> SOURCE MATERIAL
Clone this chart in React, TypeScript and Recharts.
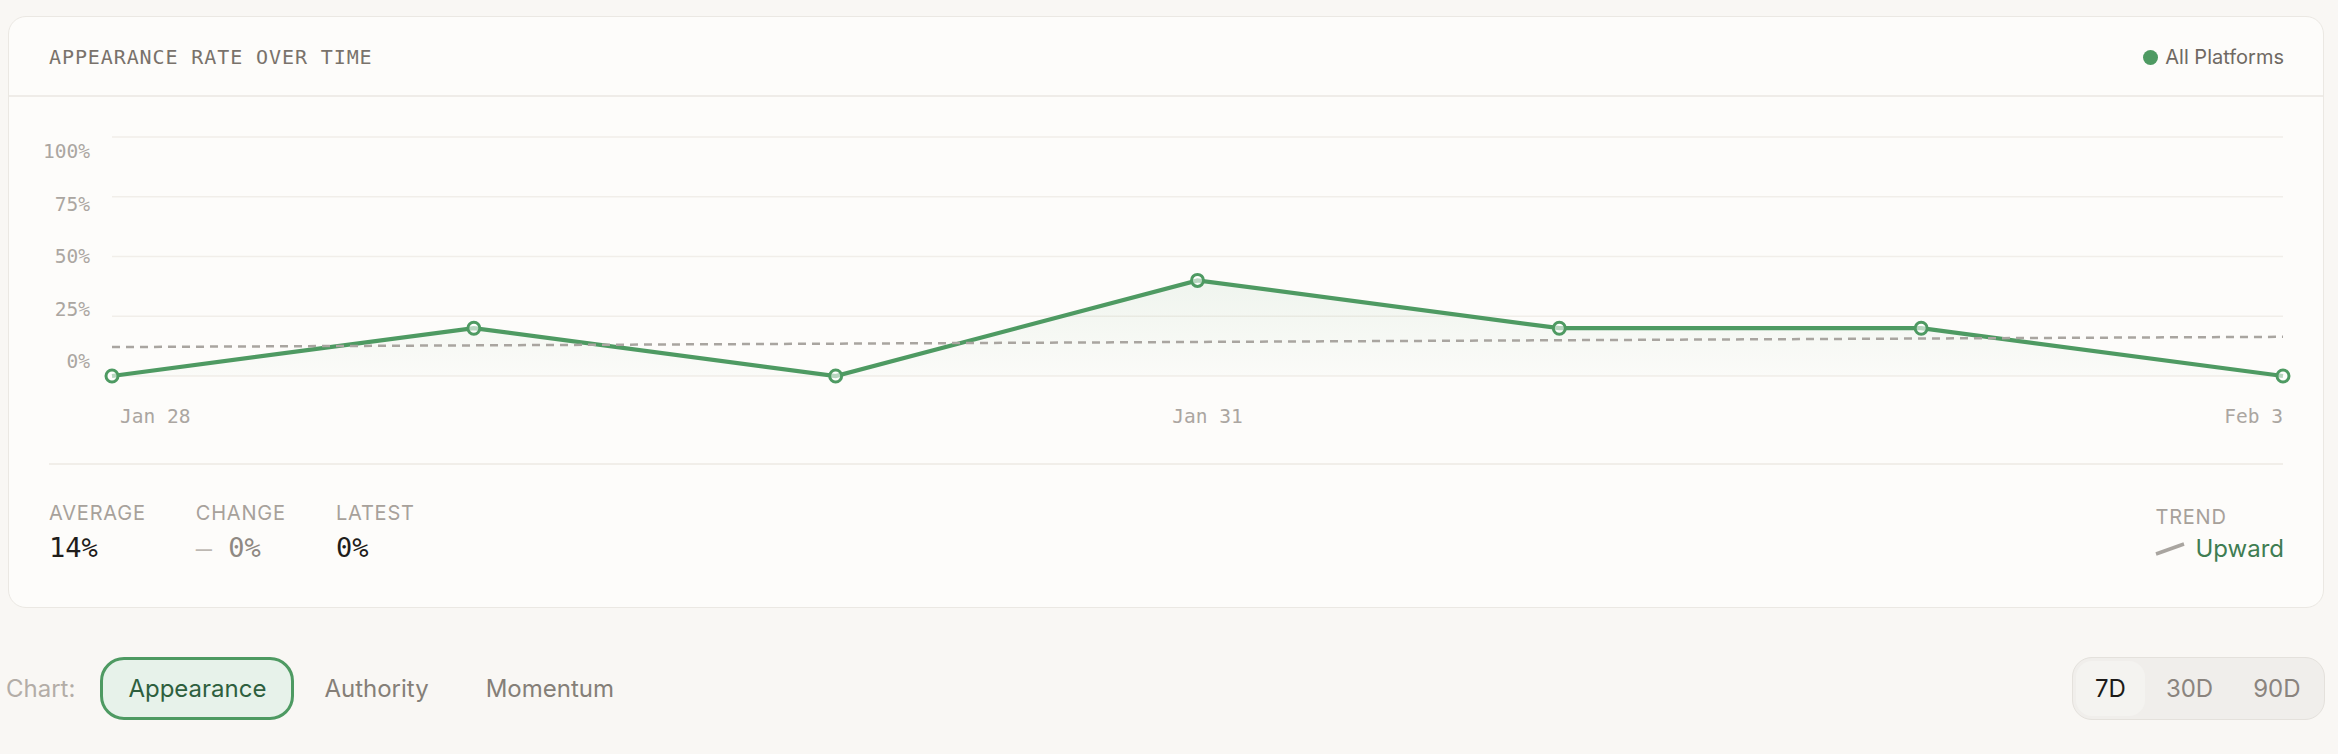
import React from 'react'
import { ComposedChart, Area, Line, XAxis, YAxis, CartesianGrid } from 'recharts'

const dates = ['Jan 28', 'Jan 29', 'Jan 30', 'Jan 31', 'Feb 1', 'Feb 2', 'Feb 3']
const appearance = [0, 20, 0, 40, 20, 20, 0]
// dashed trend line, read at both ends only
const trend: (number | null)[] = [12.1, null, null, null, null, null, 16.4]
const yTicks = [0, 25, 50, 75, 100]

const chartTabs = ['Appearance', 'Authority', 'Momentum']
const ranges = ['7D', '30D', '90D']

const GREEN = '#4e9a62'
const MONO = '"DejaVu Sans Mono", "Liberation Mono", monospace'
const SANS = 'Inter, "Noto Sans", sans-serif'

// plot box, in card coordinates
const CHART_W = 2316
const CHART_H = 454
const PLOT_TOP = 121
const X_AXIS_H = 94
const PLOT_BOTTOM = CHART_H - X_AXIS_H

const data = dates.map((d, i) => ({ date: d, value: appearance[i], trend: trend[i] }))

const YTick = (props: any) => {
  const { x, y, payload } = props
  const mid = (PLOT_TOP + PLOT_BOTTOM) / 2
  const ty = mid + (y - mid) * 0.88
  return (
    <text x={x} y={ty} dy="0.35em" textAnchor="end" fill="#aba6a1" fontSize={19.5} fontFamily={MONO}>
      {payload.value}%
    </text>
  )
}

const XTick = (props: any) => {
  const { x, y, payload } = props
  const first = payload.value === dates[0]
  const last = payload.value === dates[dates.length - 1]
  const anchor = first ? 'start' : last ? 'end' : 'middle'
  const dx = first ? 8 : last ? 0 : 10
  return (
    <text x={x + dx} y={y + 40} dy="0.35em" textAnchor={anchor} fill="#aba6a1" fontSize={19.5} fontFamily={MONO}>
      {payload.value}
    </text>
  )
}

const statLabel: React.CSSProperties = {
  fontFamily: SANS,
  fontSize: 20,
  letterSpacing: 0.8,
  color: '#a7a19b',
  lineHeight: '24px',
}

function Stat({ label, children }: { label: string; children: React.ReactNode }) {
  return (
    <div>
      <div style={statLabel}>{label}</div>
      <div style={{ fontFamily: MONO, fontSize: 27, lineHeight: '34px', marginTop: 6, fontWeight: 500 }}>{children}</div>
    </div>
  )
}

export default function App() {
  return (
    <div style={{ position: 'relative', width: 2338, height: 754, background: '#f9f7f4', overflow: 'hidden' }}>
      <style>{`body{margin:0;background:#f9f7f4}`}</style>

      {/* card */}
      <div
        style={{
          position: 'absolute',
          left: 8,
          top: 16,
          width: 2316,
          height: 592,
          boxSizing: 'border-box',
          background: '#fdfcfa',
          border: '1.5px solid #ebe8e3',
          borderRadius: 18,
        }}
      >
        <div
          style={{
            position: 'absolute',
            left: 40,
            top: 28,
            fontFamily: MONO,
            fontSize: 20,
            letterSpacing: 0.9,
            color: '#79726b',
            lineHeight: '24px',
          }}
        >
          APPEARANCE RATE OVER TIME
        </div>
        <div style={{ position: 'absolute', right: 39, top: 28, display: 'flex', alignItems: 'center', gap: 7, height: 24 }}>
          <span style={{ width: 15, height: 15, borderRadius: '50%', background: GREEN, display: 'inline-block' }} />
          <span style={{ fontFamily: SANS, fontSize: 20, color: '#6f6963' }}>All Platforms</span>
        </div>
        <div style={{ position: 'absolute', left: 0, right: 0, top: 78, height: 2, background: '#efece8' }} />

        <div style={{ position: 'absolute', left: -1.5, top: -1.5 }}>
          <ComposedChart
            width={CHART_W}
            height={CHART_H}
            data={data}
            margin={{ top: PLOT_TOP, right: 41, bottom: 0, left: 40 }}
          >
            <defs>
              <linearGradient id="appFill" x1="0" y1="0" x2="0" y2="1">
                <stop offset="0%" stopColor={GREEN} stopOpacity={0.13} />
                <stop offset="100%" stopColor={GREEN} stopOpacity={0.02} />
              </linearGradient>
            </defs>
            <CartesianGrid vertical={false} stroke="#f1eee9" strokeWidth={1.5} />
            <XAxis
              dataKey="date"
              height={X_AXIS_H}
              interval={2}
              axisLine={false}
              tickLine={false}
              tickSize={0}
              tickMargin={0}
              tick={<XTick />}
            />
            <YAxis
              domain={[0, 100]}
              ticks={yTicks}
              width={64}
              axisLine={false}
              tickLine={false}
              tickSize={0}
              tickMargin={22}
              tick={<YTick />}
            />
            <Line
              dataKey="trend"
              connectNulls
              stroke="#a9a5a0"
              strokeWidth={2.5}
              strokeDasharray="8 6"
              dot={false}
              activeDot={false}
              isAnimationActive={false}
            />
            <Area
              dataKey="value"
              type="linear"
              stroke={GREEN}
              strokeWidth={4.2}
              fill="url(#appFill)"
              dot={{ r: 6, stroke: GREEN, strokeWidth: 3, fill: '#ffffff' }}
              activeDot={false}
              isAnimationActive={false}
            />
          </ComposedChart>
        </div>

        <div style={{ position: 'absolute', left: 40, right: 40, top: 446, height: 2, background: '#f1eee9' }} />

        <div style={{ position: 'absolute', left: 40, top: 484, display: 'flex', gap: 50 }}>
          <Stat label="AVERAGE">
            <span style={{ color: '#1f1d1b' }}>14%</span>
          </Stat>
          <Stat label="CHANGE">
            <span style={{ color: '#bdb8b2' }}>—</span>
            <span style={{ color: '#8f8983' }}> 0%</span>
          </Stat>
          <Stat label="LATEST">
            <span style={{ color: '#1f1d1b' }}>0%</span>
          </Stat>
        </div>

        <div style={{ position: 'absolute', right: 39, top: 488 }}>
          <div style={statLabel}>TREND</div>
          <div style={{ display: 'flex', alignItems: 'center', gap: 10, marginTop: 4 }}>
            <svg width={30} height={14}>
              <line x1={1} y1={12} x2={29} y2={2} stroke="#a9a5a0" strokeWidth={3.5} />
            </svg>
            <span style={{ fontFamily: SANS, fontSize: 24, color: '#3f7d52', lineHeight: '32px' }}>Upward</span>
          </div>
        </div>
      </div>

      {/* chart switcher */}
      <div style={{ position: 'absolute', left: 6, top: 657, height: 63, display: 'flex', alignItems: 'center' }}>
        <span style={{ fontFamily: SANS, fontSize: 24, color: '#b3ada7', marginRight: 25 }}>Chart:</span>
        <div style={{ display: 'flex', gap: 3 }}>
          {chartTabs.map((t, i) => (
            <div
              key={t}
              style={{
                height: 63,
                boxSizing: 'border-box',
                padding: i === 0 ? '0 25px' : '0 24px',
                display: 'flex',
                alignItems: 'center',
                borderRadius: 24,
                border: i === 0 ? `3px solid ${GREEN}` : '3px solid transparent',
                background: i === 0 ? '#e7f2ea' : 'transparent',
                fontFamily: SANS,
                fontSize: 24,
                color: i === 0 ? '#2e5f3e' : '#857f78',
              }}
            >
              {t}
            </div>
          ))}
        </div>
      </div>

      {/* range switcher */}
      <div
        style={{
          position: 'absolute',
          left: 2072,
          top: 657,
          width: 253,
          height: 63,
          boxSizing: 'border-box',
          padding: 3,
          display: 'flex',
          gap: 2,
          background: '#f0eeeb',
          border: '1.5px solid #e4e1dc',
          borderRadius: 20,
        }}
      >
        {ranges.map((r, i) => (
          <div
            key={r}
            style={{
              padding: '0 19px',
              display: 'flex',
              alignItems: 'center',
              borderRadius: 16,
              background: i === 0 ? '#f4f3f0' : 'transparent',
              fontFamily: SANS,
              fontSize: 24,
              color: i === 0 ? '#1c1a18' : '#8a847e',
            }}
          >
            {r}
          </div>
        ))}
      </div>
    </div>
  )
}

> EXERCISE DIRECTIONS
Quote the listing above in full, except for the pictures.

> EXERCISE OUTPUT
Clone this chart in React, TypeScript and Recharts.
import React from 'react'
import { ComposedChart, Area, Line, XAxis, YAxis, CartesianGrid } from 'recharts'

const dates = ['Jan 28', 'Jan 29', 'Jan 30', 'Jan 31', 'Feb 1', 'Feb 2', 'Feb 3']
const appearance = [0, 20, 0, 40, 20, 20, 0]
// dashed trend line, read at both ends only
const trend: (number | null)[] = [12.1, null, null, null, null, null, 16.4]
const yTicks = [0, 25, 50, 75, 100]

const chartTabs = ['Appearance', 'Authority', 'Momentum']
const ranges = ['7D', '30D', '90D']

const GREEN = '#4e9a62'
const MONO = '"DejaVu Sans Mono", "Liberation Mono", monospace'
const SANS = 'Inter, "Noto Sans", sans-serif'

// plot box, in card coordinates
const CHART_W = 2316
const CHART_H = 454
const PLOT_TOP = 121
const X_AXIS_H = 94
const PLOT_BOTTOM = CHART_H - X_AXIS_H

const data = dates.map((d, i) => ({ date: d, value: appearance[i], trend: trend[i] }))

const YTick = (props: any) => {
  const { x, y, payload } = props
  const mid = (PLOT_TOP + PLOT_BOTTOM) / 2
  const ty = mid + (y - mid) * 0.88
  return (
    <text x={x} y={ty} dy="0.35em" textAnchor="end" fill="#aba6a1" fontSize={19.5} fontFamily={MONO}>
      {payload.value}%
    </text>
  )
}

const XTick = (props: any) => {
  const { x, y, payload } = props
  const first = payload.value === dates[0]
  const last = payload.value === dates[dates.length - 1]
  const anchor = first ? 'start' : last ? 'end' : 'middle'
  const dx = first ? 8 : last ? 0 : 10
  return (
    <text x={x + dx} y={y + 40} dy="0.35em" textAnchor={anchor} fill="#aba6a1" fontSize={19.5} fontFamily={MONO}>
      {payload.value}
    </text>
  )
}

const statLabel: React.CSSProperties = {
  fontFamily: SANS,
  fontSize: 20,
  letterSpacing: 0.8,
  color: '#a7a19b',
  lineHeight: '24px',
}

function Stat({ label, children }: { label: string; children: React.ReactNode }) {
  return (
    <div>
      <div style={statLabel}>{label}</div>
      <div style={{ fontFamily: MONO, fontSize: 27, lineHeight: '34px', marginTop: 6, fontWeight: 500 }}>{children}</div>
    </div>
  )
}

export default function App() {
  return (
    <div style={{ position: 'relative', width: 2338, height: 754, background: '#f9f7f4', overflow: 'hidden' }}>
      <style>{`body{margin:0;background:#f9f7f4}`}</style>

      {/* card */}
      <div
        style={{
          position: 'absolute',
          left: 8,
          top: 16,
          width: 2316,
          height: 592,
          boxSizing: 'border-box',
          background: '#fdfcfa',
          border: '1.5px solid #ebe8e3',
          borderRadius: 18,
        }}
      >
        <div
          style={{
            position: 'absolute',
            left: 40,
            top: 28,
            fontFamily: MONO,
            fontSize: 20,
            letterSpacing: 0.9,
            color: '#79726b',
            lineHeight: '24px',
          }}
        >
          APPEARANCE RATE OVER TIME
        </div>
        <div style={{ position: 'absolute', right: 39, top: 28, display: 'flex', alignItems: 'center', gap: 7, height: 24 }}>
          <span style={{ width: 15, height: 15, borderRadius: '50%', background: GREEN, display: 'inline-block' }} />
          <span style={{ fontFamily: SANS, fontSize: 20, color: '#6f6963' }}>All Platforms</span>
        </div>
        <div style={{ position: 'absolute', left: 0, right: 0, top: 78, height: 2, background: '#efece8' }} />

        <div style={{ position: 'absolute', left: -1.5, top: -1.5 }}>
          <ComposedChart
            width={CHART_W}
            height={CHART_H}
            data={data}
            margin={{ top: PLOT_TOP, right: 41, bottom: 0, left: 40 }}
          >
            <defs>
              <linearGradient id="appFill" x1="0" y1="0" x2="0" y2="1">
                <stop offset="0%" stopColor={GREEN} stopOpacity={0.13} />
                <stop offset="100%" stopColor={GREEN} stopOpacity={0.02} />
              </linearGradient>
            </defs>
            <CartesianGrid vertical={false} stroke="#f1eee9" strokeWidth={1.5} />
            <XAxis
              dataKey="date"
              height={X_AXIS_H}
              interval={2}
              axisLine={false}
              tickLine={false}
              tickSize={0}
              tickMargin={0}
              tick={<XTick />}
            />
            <YAxis
              domain={[0, 100]}
              ticks={yTicks}
              width={64}
              axisLine={false}
              tickLine={false}
              tickSize={0}
              tickMargin={22}
              tick={<YTick />}
            />
            <Line
              dataKey="trend"
              connectNulls
              stroke="#a9a5a0"
              strokeWidth={2.5}
              strokeDasharray="8 6"
              dot={false}
              activeDot={false}
              isAnimationActive={false}
            />
            <Area
              dataKey="value"
              type="linear"
              stroke={GREEN}
              strokeWidth={4.2}
              fill="url(#appFill)"
              dot={{ r: 6, stroke: GREEN, strokeWidth: 3, fill: '#ffffff' }}
              activeDot={false}
              isAnimationActive={false}
            />
          </ComposedChart>
        </div>

        <div style={{ position: 'absolute', left: 40, right: 40, top: 446, height: 2, background: '#f1eee9' }} />

        <div style={{ position: 'absolute', left: 40, top: 484, display: 'flex', gap: 50 }}>
          <Stat label="AVERAGE">
            <span style={{ color: '#1f1d1b' }}>14%</span>
          </Stat>
          <Stat label="CHANGE">
            <span style={{ color: '#bdb8b2' }}>—</span>
            <span style={{ color: '#8f8983' }}> 0%</span>
          </Stat>
          <Stat label="LATEST">
            <span style={{ color: '#1f1d1b' }}>0%</span>
          </Stat>
        </div>

        <div style={{ position: 'absolute', right: 39, top: 488 }}>
          <div style={statLabel}>TREND</div>
          <div style={{ display: 'flex', alignItems: 'center', gap: 10, marginTop: 4 }}>
            <svg width={30} height={14}>
              <line x1={1} y1={12} x2={29} y2={2} stroke="#a9a5a0" strokeWidth={3.5} />
            </svg>
            <span style={{ fontFamily: SANS, fontSize: 24, color: '#3f7d52', lineHeight: '32px' }}>Upward</span>
          </div>
        </div>
      </div>

      {/* chart switcher */}
      <div style={{ position: 'absolute', left: 6, top: 657, height: 63, display: 'flex', alignItems: 'center' }}>
        <span style={{ fontFamily: SANS, fontSize: 24, color: '#b3ada7', marginRight: 25 }}>Chart:</span>
        <div style={{ display: 'flex', gap: 3 }}>
          {chartTabs.map((t, i) => (
            <div
              key={t}
              style={{
                height: 63,
                boxSizing: 'border-box',
                padding: i === 0 ? '0 25px' : '0 24px',
                display: 'flex',
                alignItems: 'center',
                borderRadius: 24,
                border: i === 0 ? `3px solid ${GREEN}` : '3px solid transparent',
                background: i === 0 ? '#e7f2ea' : 'transparent',
                fontFamily: SANS,
                fontSize: 24,
                color: i === 0 ? '#2e5f3e' : '#857f78',
              }}
            >
              {t}
            </div>
          ))}
        </div>
      </div>

      {/* range switcher */}
      <div
        style={{
          position: 'absolute',
          left: 2072,
          top: 657,
          width: 253,
          height: 63,
          boxSizing: 'border-box',
          padding: 3,
          display: 'flex',
          gap: 2,
          background: '#f0eeeb',
          border: '1.5px solid #e4e1dc',
          borderRadius: 20,
        }}
      >
        {ranges.map((r, i) => (
          <div
            key={r}
            style={{
              padding: '0 19px',
              display: 'flex',
              alignItems: 'center',
              borderRadius: 16,
              background: i === 0 ? '#f4f3f0' : 'transparent',
              fontFamily: SANS,
              fontSize: 24,
              color: i === 0 ? '#1c1a18' : '#8a847e',
            }}
          >
            {r}
          </div>
        ))}
      </div>
    </div>
  )
}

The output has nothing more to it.